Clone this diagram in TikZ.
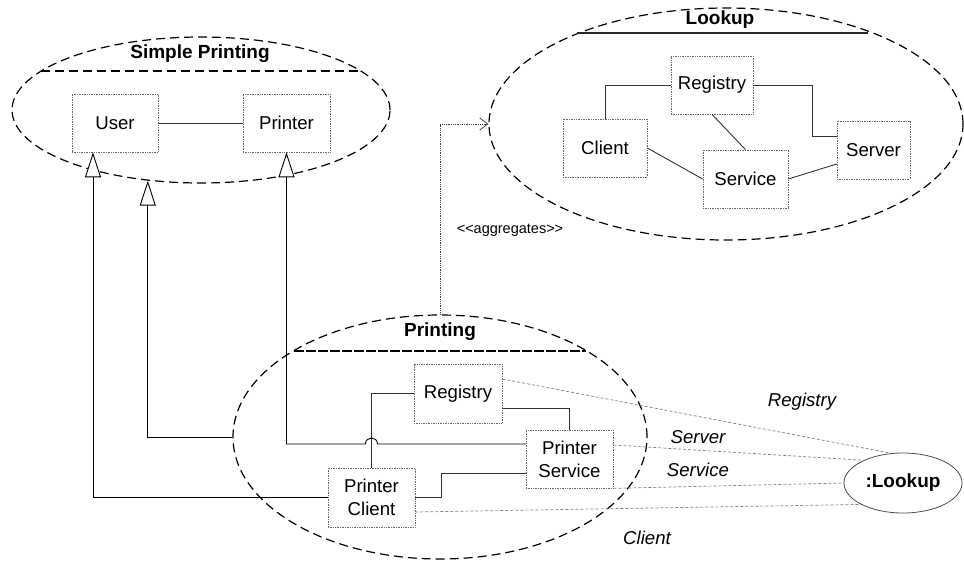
\documentclass[tikz,border=0pt]{standalone}
\usepackage{fontspec}
\setmainfont{Liberation Sans}
\usetikzlibrary{shapes.geometric,arrows.meta,calc}
\begin{document}
\begin{tikzpicture}[x=1pt,y=-1pt,
  font=\fontsize{18.6}{23}\selectfont,
  box/.style={draw=black!60, line width=0.7pt, densely dotted, inner sep=0pt, align=center},
  pkg/.style={ellipse, draw=black, line width=1.2pt, dash pattern=on 9pt off 5pt, inner sep=0pt},
  title/.style={font=\fontsize{19}{22}\selectfont\bfseries},
  conn/.style={draw=black!80, line width=0.9pt},
  gen/.style={draw=black, line width=0.9pt, -{Triangle[open, length=25pt, width=16pt, fill=white]}},
  agg/.style={draw=black!75, line width=0.8pt, densely dotted, -{Straight Barb[length=8pt, width=12pt, line width=0.8pt]}},
  role/.style={draw=black!50, line width=0.7pt, dash pattern=on 3pt off 2pt},
  rolelabel/.style={font=\fontsize{18.6}{21.5}\selectfont\itshape},
  sep/.style={line width=1.2pt}
]
\useasboundingbox (0,0) rectangle (964,563);

% ---------- Simple Printing ----------
\node[pkg, minimum width=378pt, minimum height=146pt] (sp) at (201,110) {};
\node[title] (sptitle) at (200,54) {Simple Printing};
\draw[sep, dash pattern=on 9pt off 5pt] (41,71) -- (361,71);
\node[box, minimum width=86pt, minimum height=58pt] (user) at (115,123) {User};
\node[box, minimum width=87pt, minimum height=58pt] (printer) at (286.5,123) {Printer};
\draw[conn] (user.east) -- (printer.west);

% ---------- Lookup ----------
\node[pkg, minimum width=474pt, minimum height=232pt] (lk) at (726,124) {};
\node[title] (lktitle) at (720,20) {Lookup};
\draw[sep, draw=black!85] (577,33) -- (868,33);
\node[box, minimum width=82pt, minimum height=58pt] (lreg) at (712,85) {Registry};
\node[box, minimum width=84pt, minimum height=58pt] (lcl) at (605,148) {Client};
\node[box, minimum width=85pt, minimum height=58pt] (lsv) at (745.5,179) {Service};
\node[box, minimum width=73pt, minimum height=58pt] (lsr) at (873.5,150) {Server};
\draw[conn] (lreg.west) -| (lcl.north);
\draw[conn] (lreg.east) -| ([xshift=-24pt,yshift=14pt]lsr.west) -- ([yshift=14pt]lsr.west);
\draw[conn] (lreg.south) -- (lsv.north);
\draw[conn] (lcl.east) -- (lsv.west);
\draw[conn] (lsv.east) -- ([yshift=-14pt]lsr.west);

% ---------- Printing ----------
\node[pkg, minimum width=414pt, minimum height=244pt] (pr) at (440,437) {};
\node[title] (prtitle) at (440,332) {Printing};
\draw[sep, dash pattern=on 10pt off 2pt] (294,351) -- (586,351);
\node[box, minimum width=88pt, minimum height=59pt] (preg) at (458,393.5) {Registry};
\node[box, minimum width=87pt, minimum height=58pt] (psvc) at (569.5,459) {Printer\\Service};
\node[box, minimum width=87pt, minimum height=59pt] (pcl) at (371.5,497.5) {Printer\\Client};
\draw[conn] (pcl.north) |- (preg.west);
\draw[conn] ([yshift=-14.5pt]preg.east) -| (psvc.north);
\draw[conn] (pcl.east) -- ++(26,0) |- ([yshift=-14pt]psvc.west);

% ---------- :Lookup instance ----------
\node[ellipse, draw=black!70, line width=0.8pt, minimum width=118pt, minimum height=60pt, inner sep=0pt, title] (inst) at (903,483) {:Lookup};

% role bindings
\draw[role] ([yshift=14.5pt]preg.east) -- (inst.112);
\draw[role] ([yshift=14pt]psvc.east) -- (inst.150);
\draw[role] (psvc.south east) -- (inst.180);
\draw[role] ([yshift=-14.5pt]pcl.east) -- (inst.207);
\node[rolelabel] (lreglab) at (802,402) {Registry};
\node[rolelabel] (lsrvlab) at (698,437) {Server};
\node[rolelabel] (lsvclab) at (698,470) {Service};
\node[rolelabel] (lcllab) at (647,538) {Client};

% ---------- generalisations ----------
\draw[gen] (pcl.west) -| ([xshift=-22pt]user.south);
\draw[gen] (pr.west) -| (sp.233.4);
\coordinate (jmp) at (pcl.north |- 0,444);
\draw[gen] ([yshift=15pt]psvc.west) -- ([xshift=6pt]jmp)
  .. controls ([xshift=6pt,yshift=8pt]jmp) and ([xshift=-6pt,yshift=8pt]jmp) .. ([xshift=-6pt]jmp)
  -- (printer.south |- jmp) -- (printer.south);

% ---------- aggregates ----------
\draw[agg] (pr.north) |- (lk.west);
\node[font=\fontsize{14.5}{17}\selectfont] (agglab) at (510,230) {<{}<aggregates>{}>};
\end{tikzpicture}
\end{document}
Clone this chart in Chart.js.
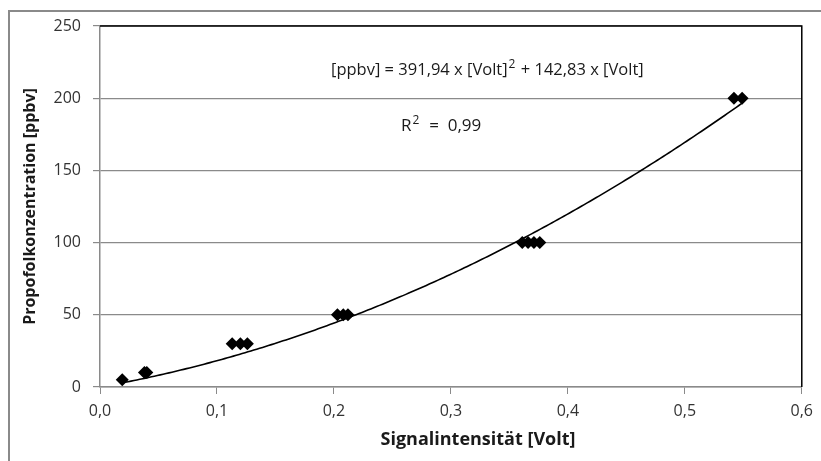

::::::::::

Problem: Transcribe the material exactly, leaving every picture out.

Complete response:
Clone this diagram in TikZ.
\documentclass[tikz,border=0pt]{standalone}
\usepackage{fontspec}
\setmainfont{Liberation Sans}
\usetikzlibrary{shapes.geometric,arrows.meta,calc}
\begin{document}
\begin{tikzpicture}[x=1pt,y=-1pt,
  font=\fontsize{18.6}{23}\selectfont,
  box/.style={draw=black!60, line width=0.7pt, densely dotted, inner sep=0pt, align=center},
  pkg/.style={ellipse, draw=black, line width=1.2pt, dash pattern=on 9pt off 5pt, inner sep=0pt},
  title/.style={font=\fontsize{19}{22}\selectfont\bfseries},
  conn/.style={draw=black!80, line width=0.9pt},
  gen/.style={draw=black, line width=0.9pt, -{Triangle[open, length=25pt, width=16pt, fill=white]}},
  agg/.style={draw=black!75, line width=0.8pt, densely dotted, -{Straight Barb[length=8pt, width=12pt, line width=0.8pt]}},
  role/.style={draw=black!50, line width=0.7pt, dash pattern=on 3pt off 2pt},
  rolelabel/.style={font=\fontsize{18.6}{21.5}\selectfont\itshape},
  sep/.style={line width=1.2pt}
]
\useasboundingbox (0,0) rectangle (964,563);

% ---------- Simple Printing ----------
\node[pkg, minimum width=378pt, minimum height=146pt] (sp) at (201,110) {};
\node[title] (sptitle) at (200,54) {Simple Printing};
\draw[sep, dash pattern=on 9pt off 5pt] (41,71) -- (361,71);
\node[box, minimum width=86pt, minimum height=58pt] (user) at (115,123) {User};
\node[box, minimum width=87pt, minimum height=58pt] (printer) at (286.5,123) {Printer};
\draw[conn] (user.east) -- (printer.west);

% ---------- Lookup ----------
\node[pkg, minimum width=474pt, minimum height=232pt] (lk) at (726,124) {};
\node[title] (lktitle) at (720,20) {Lookup};
\draw[sep, draw=black!85] (577,33) -- (868,33);
\node[box, minimum width=82pt, minimum height=58pt] (lreg) at (712,85) {Registry};
\node[box, minimum width=84pt, minimum height=58pt] (lcl) at (605,148) {Client};
\node[box, minimum width=85pt, minimum height=58pt] (lsv) at (745.5,179) {Service};
\node[box, minimum width=73pt, minimum height=58pt] (lsr) at (873.5,150) {Server};
\draw[conn] (lreg.west) -| (lcl.north);
\draw[conn] (lreg.east) -| ([xshift=-24pt,yshift=14pt]lsr.west) -- ([yshift=14pt]lsr.west);
\draw[conn] (lreg.south) -- (lsv.north);
\draw[conn] (lcl.east) -- (lsv.west);
\draw[conn] (lsv.east) -- ([yshift=-14pt]lsr.west);

% ---------- Printing ----------
\node[pkg, minimum width=414pt, minimum height=244pt] (pr) at (440,437) {};
\node[title] (prtitle) at (440,332) {Printing};
\draw[sep, dash pattern=on 10pt off 2pt] (294,351) -- (586,351);
\node[box, minimum width=88pt, minimum height=59pt] (preg) at (458,393.5) {Registry};
\node[box, minimum width=87pt, minimum height=58pt] (psvc) at (569.5,459) {Printer\\Service};
\node[box, minimum width=87pt, minimum height=59pt] (pcl) at (371.5,497.5) {Printer\\Client};
\draw[conn] (pcl.north) |- (preg.west);
\draw[conn] ([yshift=-14.5pt]preg.east) -| (psvc.north);
\draw[conn] (pcl.east) -- ++(26,0) |- ([yshift=-14pt]psvc.west);

% ---------- :Lookup instance ----------
\node[ellipse, draw=black!70, line width=0.8pt, minimum width=118pt, minimum height=60pt, inner sep=0pt, title] (inst) at (903,483) {:Lookup};

% role bindings
\draw[role] ([yshift=14.5pt]preg.east) -- (inst.112);
\draw[role] ([yshift=14pt]psvc.east) -- (inst.150);
\draw[role] (psvc.south east) -- (inst.180);
\draw[role] ([yshift=-14.5pt]pcl.east) -- (inst.207);
\node[rolelabel] (lreglab) at (802,402) {Registry};
\node[rolelabel] (lsrvlab) at (698,437) {Server};
\node[rolelabel] (lsvclab) at (698,470) {Service};
\node[rolelabel] (lcllab) at (647,538) {Client};

% ---------- generalisations ----------
\draw[gen] (pcl.west) -| ([xshift=-22pt]user.south);
\draw[gen] (pr.west) -| (sp.233.4);
\coordinate (jmp) at (pcl.north |- 0,444);
\draw[gen] ([yshift=15pt]psvc.west) -- ([xshift=6pt]jmp)
  .. controls ([xshift=6pt,yshift=8pt]jmp) and ([xshift=-6pt,yshift=8pt]jmp) .. ([xshift=-6pt]jmp)
  -- (printer.south |- jmp) -- (printer.south);

% ---------- aggregates ----------
\draw[agg] (pr.north) |- (lk.west);
\node[font=\fontsize{14.5}{17}\selectfont] (agglab) at (510,230) {<{}<aggregates>{}>};
\end{tikzpicture}
\end{document}
Clone this chart in Chart.js.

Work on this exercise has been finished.